Image Source: CNBC
In the past two weeks, social media has been awash with the news of Elon Musk making an attempt to take over 100% ownership of microblogging platform Twitter.
In a twist of events, billionaire Elon Musk and Twitter were promptly sued on Friday by a Florida-based pension fund with the hope of stopping Musk from quickly completing his planned $44 billion takeover of the social media company.
In a complaint filed in Delaware Chancery Court, the Orlando Police Pension Fund claims that under Delaware law, Musk cannot complete the takeover until at least 2025. The statement went further to say the only situation where the takeover is permissible is if holders of two-thirds of shares not “owned” by Musk approve.

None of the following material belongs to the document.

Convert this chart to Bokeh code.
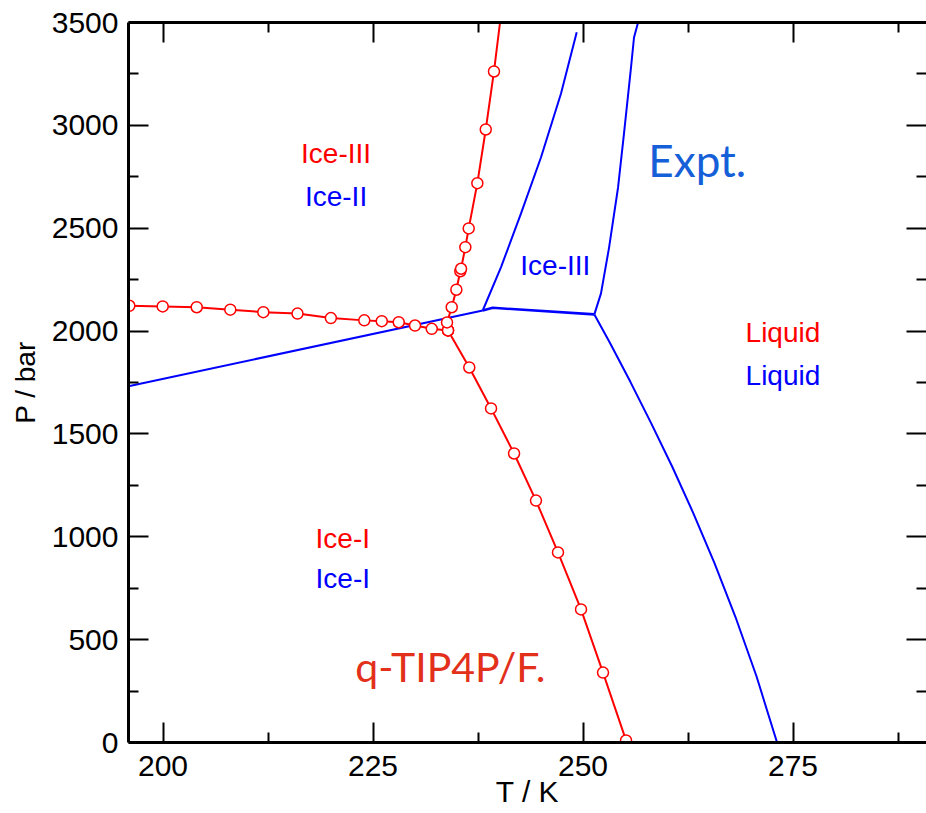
from bokeh.plotting import figure
from bokeh.models import Range1d, LinearAxis, FixedTicker, ColumnDataSource
from bokeh.core.properties import value
from bokeh.embed import file_html
from bokeh.resources import INLINE

# ---------------- data ----------------
# q-TIP4P/F. simulated coexistence lines (red, open circles)
sim_ice1_liq_T = [255.12, 252.38, 249.76, 247.02, 244.40, 241.79, 239.05, 236.46, 233.93]
sim_ice1_liq_P = [10, 340, 647, 924, 1176, 1405, 1624, 1823, 2003]

sim_ice1_ice3_T = [195.99, 199.96, 204.01, 208.01, 211.94, 216.01, 219.98, 223.96,
                   226.04, 228.06, 230.00, 231.99, 233.93]
sim_ice1_ice3_P = [2123, 2120, 2116, 2104, 2092, 2085, 2063, 2052, 2048, 2043, 2027, 2011, 2003]

sim_ice3_ice2_T = [233.93, 233.81, 234.37, 234.92, 235.39, 235.48, 235.99, 236.39,
                   237.42, 238.42, 239.40, 240.30]
sim_ice3_ice2_P = [2003, 2042, 2116, 2201, 2291, 2303, 2408, 2499, 2719, 2980, 3262, 3560]

# Experimental coexistence lines (blue)
exp_ice1_ice2_T = [195.89, 238.06]
exp_ice1_ice2_P = [1732, 2100]

exp_ice1_ice3_T = [238.06, 239.25, 251.35]
exp_ice1_ice3_P = [2100, 2113, 2081]

exp_ice2_ice3_T = [238.06, 240.24, 242.62, 245.00, 247.38, 249.25]
exp_ice2_ice3_P = [2100, 2311, 2572, 2845, 3155, 3453]

exp_ice3_liq_T = [251.35, 252.14, 253.10, 254.17, 254.88, 255.71, 256.07, 256.55, 256.67]
exp_ice3_liq_P = [2081, 2183, 2406, 2698, 2961, 3281, 3427, 3500, 3559]

exp_ice1_liq_T = [273.10, 270.65, 268.15, 265.65, 263.15, 260.65, 258.15, 255.65, 253.15, 251.35]
exp_ice1_liq_P = [0, 322, 610, 872, 1113, 1338, 1549, 1752, 1947, 2081]

# Phase labels
phase_text = ["Ice-III", "Ice-II", "Ice-III", "Liquid", "Liquid", "Ice-I", "Ice-I"]
phase_T = [220.6, 220.6, 246.7, 273.8, 273.8, 221.4, 221.4]
phase_P = [2864, 2655, 2320, 1995, 1786, 990, 796]
phase_color = ["#ff0000", "#0000ff", "#0000ff", "#ff0000", "#0000ff", "#ff0000", "#0000ff"]

x_major = [200, 225, 250, 275]
x_minor = [212.5, 237.5, 262.5, 287.5]
y_major = [0, 500, 1000, 1500, 2000, 2500, 3000, 3500]
y_minor = [250, 750, 1250, 1750, 2250, 2750, 3250]

RED = "#ff0000"
BLUE = "#0000ff"

# ---------------- figure ----------------
p = figure(width=926, height=813,
           x_range=Range1d(195.89, 290.89), y_range=Range1d(0, 3500),
           output_backend="svg", toolbar_location=None,
           min_border_left=128, min_border_right=0, min_border_top=22, min_border_bottom=71,
           x_axis_label="T / K", y_axis_label="P / bar")
p.outline_line_color = None
p.xgrid.visible = False
p.ygrid.visible = False
p.background_fill_color = "white"
p.border_fill_color = "white"

bottom_axis = p.below[0]
left_axis = p.left[0]
top_axis = LinearAxis()
right_axis = LinearAxis()
p.add_layout(top_axis, "above")
p.add_layout(right_axis, "right")

def style_axis(ax, major, minor, labels=True):
    ax.ticker = FixedTicker(ticks=major, minor_ticks=minor)
    ax.axis_line_width = 3
    ax.axis_line_color = "black"
    ax.major_tick_in = 20
    ax.major_tick_out = 0
    ax.minor_tick_in = 10
    ax.minor_tick_out = 0
    ax.major_tick_line_width = 2
    ax.minor_tick_line_width = 2
    ax.major_tick_line_color = "black"
    ax.minor_tick_line_color = "black"
    if labels:
        ax.major_label_text_font = "Liberation Sans"
        ax.major_label_text_font_size = "30px"
        ax.major_label_text_color = "black"
        ax.axis_label_text_font = "Liberation Sans"
        ax.axis_label_text_font_size = "30px"
        ax.axis_label_text_font_style = "normal"
        ax.axis_label_text_color = "black"
    else:
        ax.major_label_overrides = {t: "" for t in major}
        ax.major_label_text_font_size = "1px"
        ax.major_label_standoff = 0
        ax.axis_label = None

style_axis(bottom_axis, x_major, x_minor)
style_axis(left_axis, y_major, y_minor)
style_axis(top_axis, x_major, x_minor, labels=False)
style_axis(right_axis, y_major, y_minor, labels=False)
right_axis.axis_line_color = None

bottom_axis.major_label_standoff = 13
bottom_axis.axis_label_standoff = -4
left_axis.major_label_standoff = 10
left_axis.axis_label_standoff = 8
left_axis.axis_label_text_font_size = "28px"

# experimental lines
for T, P in [(exp_ice1_ice2_T, exp_ice1_ice2_P), (exp_ice2_ice3_T, exp_ice2_ice3_P),
             (exp_ice3_liq_T, exp_ice3_liq_P), (exp_ice1_liq_T, exp_ice1_liq_P)]:
    p.line(T, P, line_color=BLUE, line_width=2)
p.line(exp_ice1_ice3_T, exp_ice1_ice3_P, line_color=BLUE, line_width=2.6)

# simulated lines
for T, P in [(sim_ice1_liq_T, sim_ice1_liq_P), (sim_ice1_ice3_T, sim_ice1_ice3_P),
             (sim_ice3_ice2_T, sim_ice3_ice2_P)]:
    p.line(T, P, line_color=RED, line_width=2)
for T, P in [(sim_ice1_liq_T, sim_ice1_liq_P), (sim_ice1_ice3_T, sim_ice1_ice3_P),
             (sim_ice3_ice2_T, sim_ice3_ice2_P)]:
    p.scatter(T, P, marker="circle", size=11, line_color=RED, line_width=1.5,
              fill_color="white")

# phase labels
src = ColumnDataSource(dict(x=phase_T, y=phase_P, text=phase_text, color=phase_color))
p.text(x="x", y="y", text="text", text_color="color", source=src,
       text_font=value("Liberation Sans"), text_font_size=value("28px"),
       text_align="center", text_baseline="middle")

p.text(x=[263.6], y=[2830], text=["Expt."], text_color="#1560d8",
       text_font=value("Lato"), text_font_size=value("44px"),
       text_align="center", text_baseline="middle")
p.text(x=[234.2], y=[369], text=["q-TIP4P/F."], text_color="#e2301a",
       text_font=value("Lato"), text_font_size=value("41px"),
       text_align="center", text_baseline="middle")

open("out.html", "w").write(file_html(p, INLINE))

Musk, who became an “interested stockholder” after taking at least 9% of Twitter’s stake earlier in April, is now expected to navigate a takeover process and a lawsuit that could derail and hamper his chances of a successful takeover.

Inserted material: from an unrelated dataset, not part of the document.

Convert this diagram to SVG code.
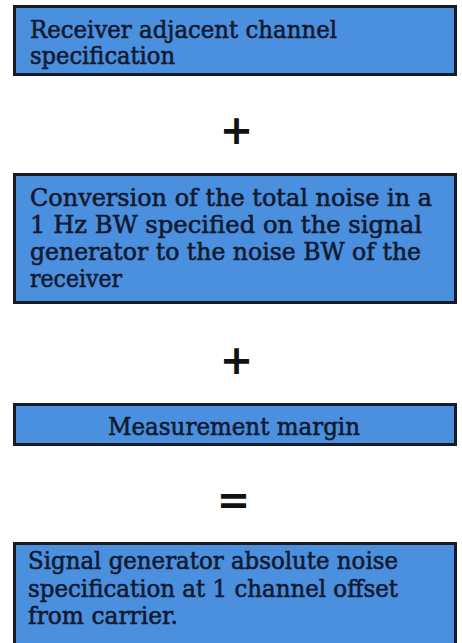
<svg xmlns="http://www.w3.org/2000/svg" width="462" height="643" viewBox="0 0 462 643">
<style>
.box{fill:#4b90df;stroke:#161b26;stroke-width:3}
.t{font-family:"DejaVu Serif","Liberation Serif",serif;font-size:24px;fill:#111a30;stroke:#111a30;stroke-width:0.6}
.op{font-family:"DejaVu Sans","Liberation Sans",sans-serif;font-size:40px;font-weight:bold;fill:#111;text-anchor:middle}
</style>
<rect width="462" height="643" fill="#ffffff"/>
<g id="node1">
<rect class="box" x="14.5" y="6.5" width="441" height="68"/>
<text class="t" x="30" y="38" textLength="307" lengthAdjust="spacingAndGlyphs">Receiver adjacent channel</text>
<text class="t" x="30" y="64" textLength="145" lengthAdjust="spacingAndGlyphs">specification</text>
</g>
<g id="op1"><text class="op" x="236.5" y="144">+</text></g>
<g id="node2">
<rect class="box" x="14.5" y="174.5" width="441" height="128"/>
<text class="t" x="30" y="206" textLength="402" lengthAdjust="spacingAndGlyphs">Conversion of the total noise in a</text>
<text class="t" x="30" y="233" textLength="392" lengthAdjust="spacingAndGlyphs">1 Hz BW specified on the signal</text>
<text class="t" x="30" y="260" textLength="391" lengthAdjust="spacingAndGlyphs">generator to the noise BW of the</text>
<text class="t" x="30" y="287" textLength="92" lengthAdjust="spacingAndGlyphs">receiver</text>
</g>
<g id="op2"><text class="op" x="236.5" y="374">+</text></g>
<g id="node3">
<rect class="box" x="14.5" y="404.5" width="441" height="40"/>
<text class="t" x="108" y="435" textLength="252" lengthAdjust="spacingAndGlyphs">Measurement margin</text>
</g>
<g id="op3"><text class="op" x="233.5" y="514">=</text></g>
<g id="node4">
<rect class="box" x="14.5" y="543.5" width="441" height="104"/>
<text class="t" x="28" y="569" textLength="370" lengthAdjust="spacingAndGlyphs">Signal generator absolute noise</text>
<text class="t" x="28" y="597" textLength="370" lengthAdjust="spacingAndGlyphs">specification at 1 channel offset</text>
<text class="t" x="28" y="624" textLength="150" lengthAdjust="spacingAndGlyphs">from carrier.</text>
</g>
<g id="connectors"></g>
</svg>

Earlier this month, Musk purchased 9% of Twitter, making him the social media company’s largest shareholder.However, after tuning down the company’s invitation to sit on the board, Musk, in a series of tweets, announced that he had launched a bid to the tune of $44 billion to buy 100% of Twitter’s stakes. “I made an offer,” he tweeted. The social media space went into a frenzy following Musk’s announcement, and a few days later, he tweeted, “I hope that even my worst critics remain on Twitter, because that is what free speech means.”
Musk, who also runs electric car company Tesla and space exploration program Space X, is currently the world’s richest person, according to Forbes magazine.
Twitter and its board, including Chief Executive Parag Agrawal, are also defendants in the lawsuit.
According to the claimant, the lawsuit, which seeks to delay the merger’s closing until at least 2025, also requests that the courts declare that Twitter directors breached their fiduciary duties and recoup legal fees and costs.
There has been no comment regarding the latest lawsuit, as Twitter’s top management has declined to comment, while Elon Musk’s lawyers did not immediately respond to a request for comment.
Also, as controversies continue to trail Musk’s interest in Twitter, following a report that Musk was advised to buy Twitter by former US President Donald Trump, who has been suspended from the social media platform since January 2021, following alleged inciting tweets following his loss during the US Presidential election, Musk has since refuted and distanced himself from the allegations.
Musk announced on Thursday that he had raised $7 billion in funding for the buyout, including from investors such as Larry Ellison, the Qatar state investment fund, and the world’s largest cryptocurrency exchange. According
to a filing with the US Securities and Exchange Commission, Ellison is putting $1 billion into the deal. According to the filing, Saudi Arabian billionaire Prince Alwaleed bin Talal, who had earlier opposed the takeover, consented to roll his $1.9 billion share into the deal.
The document also revealed that Musk’s $12.5 billion margin loan for the acquisition will be cut to $6.25 billion.
The financing news came as CNBC claimed that Musk would serve as the social media platform’s interim CEO for a few months once the deal is completed.